Why I teach…
Teaching takes courage but at the same time, it takes humility. It is my goal to make out of each student, a better designer than I could ever be, a better thinker, and a better problem solver.
You could say I started teaching as a youngster. My past times were drawing, reading the encyclopedia, writing and rewriting my notebooks, and playing teacher with my younger brother.
While those experiences will hardly make anyone a teacher, it did show an inclination for the academic environment. School, books, notebooks, forms, exams, classrooms, and all that came with it was a safe haven where I found that ideas had no boundaries or limits. Images, graphics, words, and geometry became subjects that fascinated me. However, it took me a long time to get here, to the place in life I am at now. All the many turns and twists became a fascinating collection of stories that brought me to teach in academia.

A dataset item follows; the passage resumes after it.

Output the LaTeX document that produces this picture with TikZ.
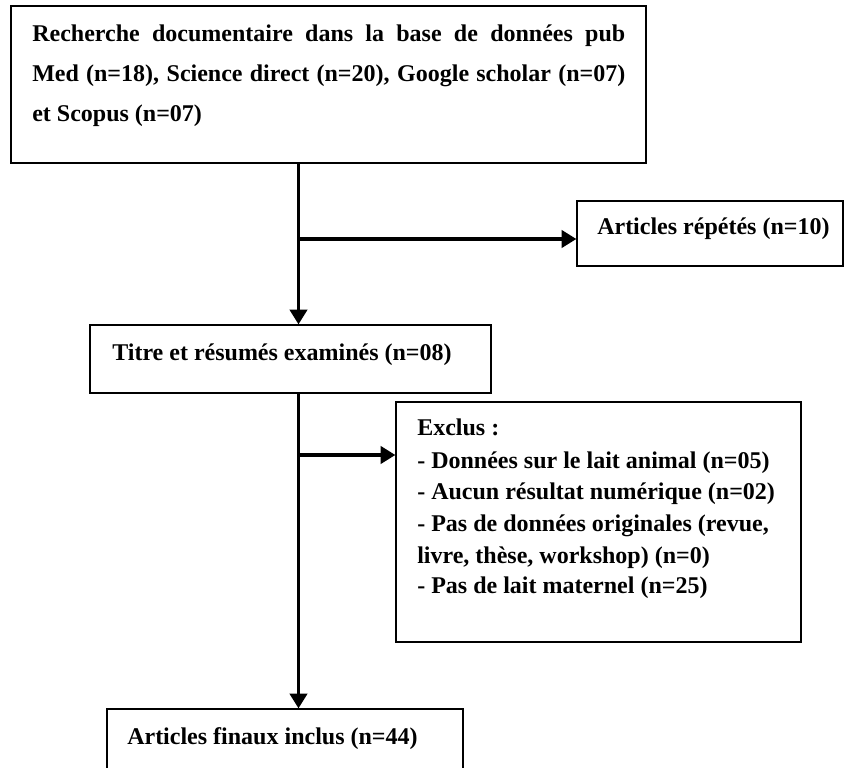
\documentclass[tikz,border=0pt]{standalone}
\usepackage{fontspec}
\setmainfont{Liberation Serif}
\usetikzlibrary{arrows.meta}
\tikzset{
  box/.style={draw=black, line width=1pt, inner sep=0pt, fill=none},
  txt/.style={anchor=base west, inner sep=0pt, font=\fontsize{18pt}{22pt}\selectfont\bfseries},
  conn/.style={line width=2.3pt, -{Triangle[length=11pt,width=13pt]}},
}
\begin{document}
\begin{tikzpicture}[x=0.75pt,y=-0.75pt]
\useasboundingbox (0,0) rectangle (844,768);
% boxes
\node[box, minimum width=476.25pt, minimum height=117.75pt] (b1) at (328.5,84.5) {};
\node[box, minimum width=199.5pt, minimum height=48.75pt] (rep) at (710,233.5) {};
\node[box, minimum width=300.75pt, minimum height=51pt] (b2) at (290.5,359) {};
\node[box, minimum width=303.75pt, minimum height=180pt] (excl) at (598.5,522) {};
\node[box, minimum width=267pt, minimum height=53.25pt] (b3) at (285,744.5) {};
% texts
\node[txt] (t1a) at (32,41) {\makebox[444.75pt][s]{Recherche documentaire dans la base de données pub}};
\node[txt] (t1b) at (32,81) {\makebox[444.75pt][s]{Med (n=18), Science direct (n=20), Google scholar (n=07)}};
\node[txt] (t1c) at (32,121) {et Scopus (n=07)};
\node[txt] (trep) at (597,234) {Articles répétés (n=10)};
\node[txt] (t2) at (112,360) {Titre et résumés examinés (n=08)};
\node[txt] (te0) at (417,435) {Exclus :};
\node[txt] (te1) at (417,468) {- Données sur le lait animal (n=05)};
\node[txt] (te2) at (417,499) {- Aucun résultat numérique (n=02)};
\node[txt] (te3) at (417,531) {- Pas de données originales (revue,};
\node[txt] (te4) at (417,563) {livre, thèse, workshop) (n=0)};
\node[txt] (te5) at (417,593) {- Pas de lait maternel (n=25)};
\node[txt] (t3) at (127,744) {Articles finaux inclus (n=44)};
% connectors
\coordinate (trunk) at (298.5,0);
\coordinate (j1) at (298.5,239);
\coordinate (j2) at (298.5,455);
\draw[conn] (b1.south -| trunk) -- (b2.north -| trunk);
\draw[conn] (j1) -- (j1 -| rep.west);
\draw[conn] (b2.south -| trunk) -- (b3.north -| trunk);
\draw[conn] (j2) -- (j2 -| excl.west);
\end{tikzpicture}
\end{document}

I hold a degree in Art Education, therefore I am very familiar with lesson planning, objectives, rubrics, organizing a syllabus, and classroom performance. However, it was my first grad school design studio where I found the perfect convergence of what I was about: logical and creative thinking. I realized that design thinking and research are really the best avenues to instill critical thinking to solve problems. The combination of theory and practice in the safety of a classroom allows the muscle of creativity to become stronger and agile with each project and experience. But design does something else; it allows the designer to embed each project with a worldview, a belief system, and a personality. It gives the designer a voice. With that voice comes great responsibility: we are responsible for each design that is produced and marketed.

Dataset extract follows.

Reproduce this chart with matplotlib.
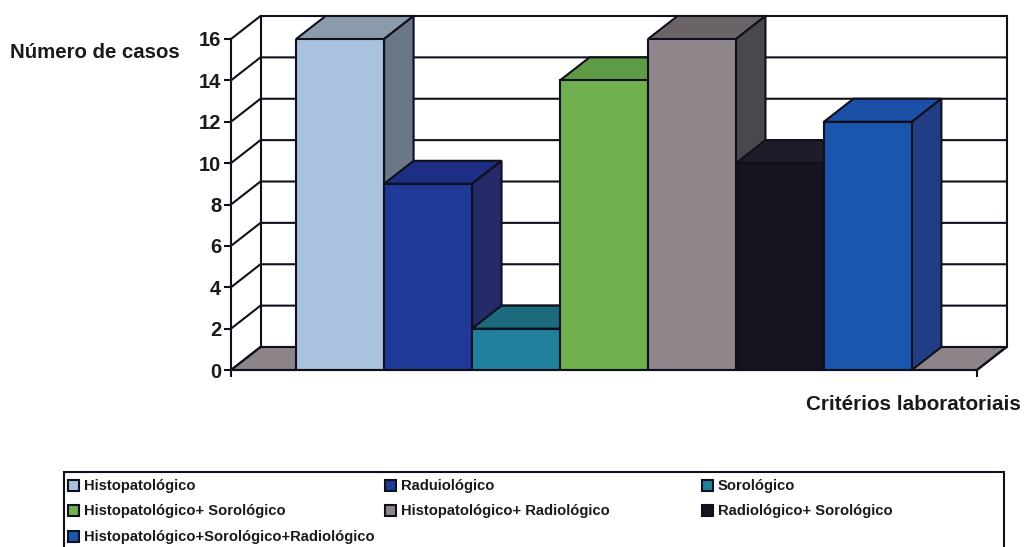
import matplotlib
matplotlib.use("Agg")
import matplotlib.pyplot as plt
from matplotlib.patches import Polygon, Rectangle

categories = ["Histopatológico", "Raduiológico", "Sorológico",
              "Histopatológico+ Sorológico", "Histopatológico+ Radiológico",
              "Radiológico+ Sorológico", "Histopatológico+Sorológico+Radiológico"]
values = [16, 9, 2, 14, 16, 10, 12]
front_colors = ["#a9c3de", "#1f3a98", "#20809e", "#70b04f", "#8e868b", "#15151f", "#1a55ae"]
top_colors = ["#8c9bab", "#1e2e84", "#1b6a7e", "#5f9a45", "#6a6468", "#1d1c28", "#1c4fa8"]
side_colors = ["#6c7785", "#252a68", "#1b5566", "#4b7a38", "#4b474f", "#12121a", "#213d85"]
y_ticks = list(range(0, 17, 2))
y_label = "Número de casos"
x_label = "Critérios laboratoriais"

W, H = 1024, 547
INK = "#10101c"
LW = 1.5
plt.rcParams["font.family"] = ["Liberation Sans", "DejaVu Sans"]
plt.rcParams["font.weight"] = "bold"

fig = plt.figure(figsize=(W / 100, H / 100), dpi=100, facecolor="white")
x_px0, x_px1, y_px0, y_px1 = 231, 977, 370, 39
ax = fig.add_axes([x_px0 / W, 1 - y_px0 / H, (x_px1 - x_px0) / W, (y_px0 - y_px1) / H])
ax.patch.set_alpha(0)
gap = 0.74
x0, x1 = -gap, len(values) + gap
ax.set_xlim(x0, x1)
ax.set_ylim(0, 16)
dx = 29.5 / ((x_px1 - x_px0) / (x1 - x0))
dy = 23 / ((y_px0 - y_px1) / 16)

# floor
ax.add_patch(Polygon([(x0, 0), (x0 + dx, dy), (x1 + dx, dy), (x1, 0)], closed=True,
                     fc="#8c8489", ec=INK, lw=LW, clip_on=False, zorder=1))
# walls and grid
for v in y_ticks:
    ax.plot([x0, x0 + dx, x1 + dx], [v, v + dy, v + dy], color=INK, lw=LW, clip_on=False, zorder=1.5)
ax.plot([x0 + dx, x0 + dx], [dy, 16 + dy], color=INK, lw=LW, clip_on=False, zorder=1.5)
ax.plot([x1 + dx, x1 + dx], [dy, 16 + dy], color=INK, lw=LW, clip_on=False, zorder=1.5)
ax.plot([x1, x1 + dx], [0, dy], color=INK, lw=LW, clip_on=False, zorder=1.5)

# bars
for i, v in enumerate(values):
    z = 2 + i * 0.1
    ax.add_patch(Polygon([(i, v), (i + dx, v + dy), (i + 1 + dx, v + dy), (i + 1, v)], closed=True,
                         fc=top_colors[i], ec=INK, lw=LW, clip_on=False, zorder=z))
    ax.add_patch(Polygon([(i + 1, 0), (i + 1 + dx, dy), (i + 1 + dx, v + dy), (i + 1, v)], closed=True,
                         fc=side_colors[i], ec=INK, lw=LW, clip_on=False, zorder=z))
    ax.bar(i + 0.5, v, width=1, color=front_colors[i], edgecolor=INK, lw=LW, zorder=z + 0.05)

for s in ("top", "right"):
    ax.spines[s].set_visible(False)
for s in ("left", "bottom"):
    ax.spines[s].set_color(INK)
    ax.spines[s].set_linewidth(LW)
    ax.spines[s].set_zorder(5)
ax.set_yticks(y_ticks)
ax.set_xticks([x0, x1])
ax.set_xticklabels([])
ax.tick_params(axis="both", color=INK, width=LW, length=5, pad=2)
ax.tick_params(axis="y", labelsize=14.5, labelcolor="#1a1a1a")

fig.text(10 / W, 1 - 53 / H, y_label, fontsize=14.7, color="#1a1a1a", va="center", ha="left")
fig.text(806 / W, 1 - 405 / H, x_label, fontsize=14.85, color="#1a1a1a", va="center", ha="left")

# legend
fig.add_artist(Rectangle((64 / W, 1 - 552 / H), 940 / W, 80 / H, transform=fig.transFigure,
                         fc="white", ec=INK, lw=LW))
col_px = [68, 385, 702]
row_px = [485, 510, 536]
for n, (name, color) in enumerate(zip(categories, front_colors)):
    row, col = divmod(n, 3)
    x, y = col_px[col], row_px[row]
    fig.add_artist(Rectangle((x / W, 1 - (y + 5.5) / H), 11 / W, 11 / H, transform=fig.transFigure,
                             fc=color, ec=INK, lw=1.5))
    fig.text((x + 16) / W, 1 - (y + 1) / H, name, fontsize=10.65, color="#1a1a1a", va="center", ha="left")

fig.savefig("out.png", dpi=100)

I teach because I believe the world would be a better place if we were all exposed to the design process, design thinking, and design research. I believe that the design process makes each one of us a better citizen of the world. I teach design because it encourages and nurtures the ability to solve complex problems by learning to think both in divergent and convergent ways.
As we all know, teaching is not an easy task. Many factors can get in the way of a productive and satisfactory learning experience. Because teaching is a two way street. both the learner and the teacher learn not only from each other, but about themselves. It is process of reciprocity in which both parties invest. The process should make us vulnerable, honest, and open to get hurt sometimes. As we are dealing with fellow human beings, there will always be a risk and a chance to get hurt.

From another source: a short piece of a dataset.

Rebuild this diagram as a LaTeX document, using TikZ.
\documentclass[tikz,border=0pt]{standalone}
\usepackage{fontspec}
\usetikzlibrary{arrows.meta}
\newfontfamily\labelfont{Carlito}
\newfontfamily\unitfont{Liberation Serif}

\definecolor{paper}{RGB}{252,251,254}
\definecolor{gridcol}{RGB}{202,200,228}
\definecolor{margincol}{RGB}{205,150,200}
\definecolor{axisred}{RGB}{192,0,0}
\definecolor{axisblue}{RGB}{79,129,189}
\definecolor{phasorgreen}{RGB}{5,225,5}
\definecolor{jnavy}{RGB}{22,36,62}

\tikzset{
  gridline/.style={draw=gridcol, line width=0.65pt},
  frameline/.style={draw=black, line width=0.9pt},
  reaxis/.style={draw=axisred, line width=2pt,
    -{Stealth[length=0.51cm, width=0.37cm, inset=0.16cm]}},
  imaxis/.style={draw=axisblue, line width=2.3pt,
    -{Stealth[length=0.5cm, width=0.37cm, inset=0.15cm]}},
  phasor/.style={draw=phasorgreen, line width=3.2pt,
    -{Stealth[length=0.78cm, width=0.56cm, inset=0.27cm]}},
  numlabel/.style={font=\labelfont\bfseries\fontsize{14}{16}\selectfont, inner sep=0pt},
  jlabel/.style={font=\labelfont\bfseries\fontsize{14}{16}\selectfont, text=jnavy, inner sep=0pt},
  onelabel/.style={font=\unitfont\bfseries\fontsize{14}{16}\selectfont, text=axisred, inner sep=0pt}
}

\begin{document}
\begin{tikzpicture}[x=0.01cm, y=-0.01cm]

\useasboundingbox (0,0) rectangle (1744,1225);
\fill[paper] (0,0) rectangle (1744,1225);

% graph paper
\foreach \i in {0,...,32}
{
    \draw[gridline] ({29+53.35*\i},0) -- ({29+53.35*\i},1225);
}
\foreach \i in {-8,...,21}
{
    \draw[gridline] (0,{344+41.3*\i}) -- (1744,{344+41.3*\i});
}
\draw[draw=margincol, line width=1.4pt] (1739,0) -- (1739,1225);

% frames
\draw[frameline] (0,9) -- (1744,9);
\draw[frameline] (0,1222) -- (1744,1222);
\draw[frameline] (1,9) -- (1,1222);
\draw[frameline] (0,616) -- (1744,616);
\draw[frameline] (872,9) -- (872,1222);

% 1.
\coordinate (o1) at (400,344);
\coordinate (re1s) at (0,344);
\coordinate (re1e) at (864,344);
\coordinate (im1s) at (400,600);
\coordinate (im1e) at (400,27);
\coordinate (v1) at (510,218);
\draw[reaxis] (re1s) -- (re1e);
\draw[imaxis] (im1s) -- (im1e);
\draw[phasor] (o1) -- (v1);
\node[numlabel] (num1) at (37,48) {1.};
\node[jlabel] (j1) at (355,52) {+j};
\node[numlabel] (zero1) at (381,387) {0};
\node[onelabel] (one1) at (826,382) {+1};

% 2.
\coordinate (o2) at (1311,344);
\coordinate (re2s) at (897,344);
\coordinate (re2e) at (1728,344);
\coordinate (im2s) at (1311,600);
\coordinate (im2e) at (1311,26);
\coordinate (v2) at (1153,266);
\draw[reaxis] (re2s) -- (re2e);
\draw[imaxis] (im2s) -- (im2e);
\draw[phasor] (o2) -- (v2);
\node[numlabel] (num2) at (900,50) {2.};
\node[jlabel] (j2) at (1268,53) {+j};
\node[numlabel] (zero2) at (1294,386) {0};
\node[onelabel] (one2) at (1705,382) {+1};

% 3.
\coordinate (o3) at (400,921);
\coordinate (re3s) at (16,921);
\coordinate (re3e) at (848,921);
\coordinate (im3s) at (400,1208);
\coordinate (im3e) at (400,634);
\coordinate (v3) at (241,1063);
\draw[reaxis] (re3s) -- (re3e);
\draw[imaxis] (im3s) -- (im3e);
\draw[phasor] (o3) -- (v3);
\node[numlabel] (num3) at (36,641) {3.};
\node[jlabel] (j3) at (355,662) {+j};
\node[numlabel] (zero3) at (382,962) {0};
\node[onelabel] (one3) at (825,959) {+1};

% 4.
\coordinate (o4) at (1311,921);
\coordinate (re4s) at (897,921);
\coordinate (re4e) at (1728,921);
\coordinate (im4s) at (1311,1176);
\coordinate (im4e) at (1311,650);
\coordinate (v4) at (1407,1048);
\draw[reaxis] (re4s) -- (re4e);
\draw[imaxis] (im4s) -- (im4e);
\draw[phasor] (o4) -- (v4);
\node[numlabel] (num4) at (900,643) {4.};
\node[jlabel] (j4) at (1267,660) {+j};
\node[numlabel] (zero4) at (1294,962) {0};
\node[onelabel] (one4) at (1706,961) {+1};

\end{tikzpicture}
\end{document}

Teaching requires trust. Trust is both strong as death and fragile as a delicate figurine. It bonds both the teacher and student in a relationship that is based on mutual respect, apprenticeship, discipleship, camaraderie, mentoring, and eventually we become colleagues. Trust takes a long time to build but it only takes a moment to lose it. Because of this, I teach from a place of transparency. I am honest about my failures, my triumphs, and my feedback. This can be scary for some students and at times could be misinterpreted. However, the rewards far outdo the shortcomings. It is my goal to make out of each student, a better designer than I could ever be, a better thinker, and a better problem solver.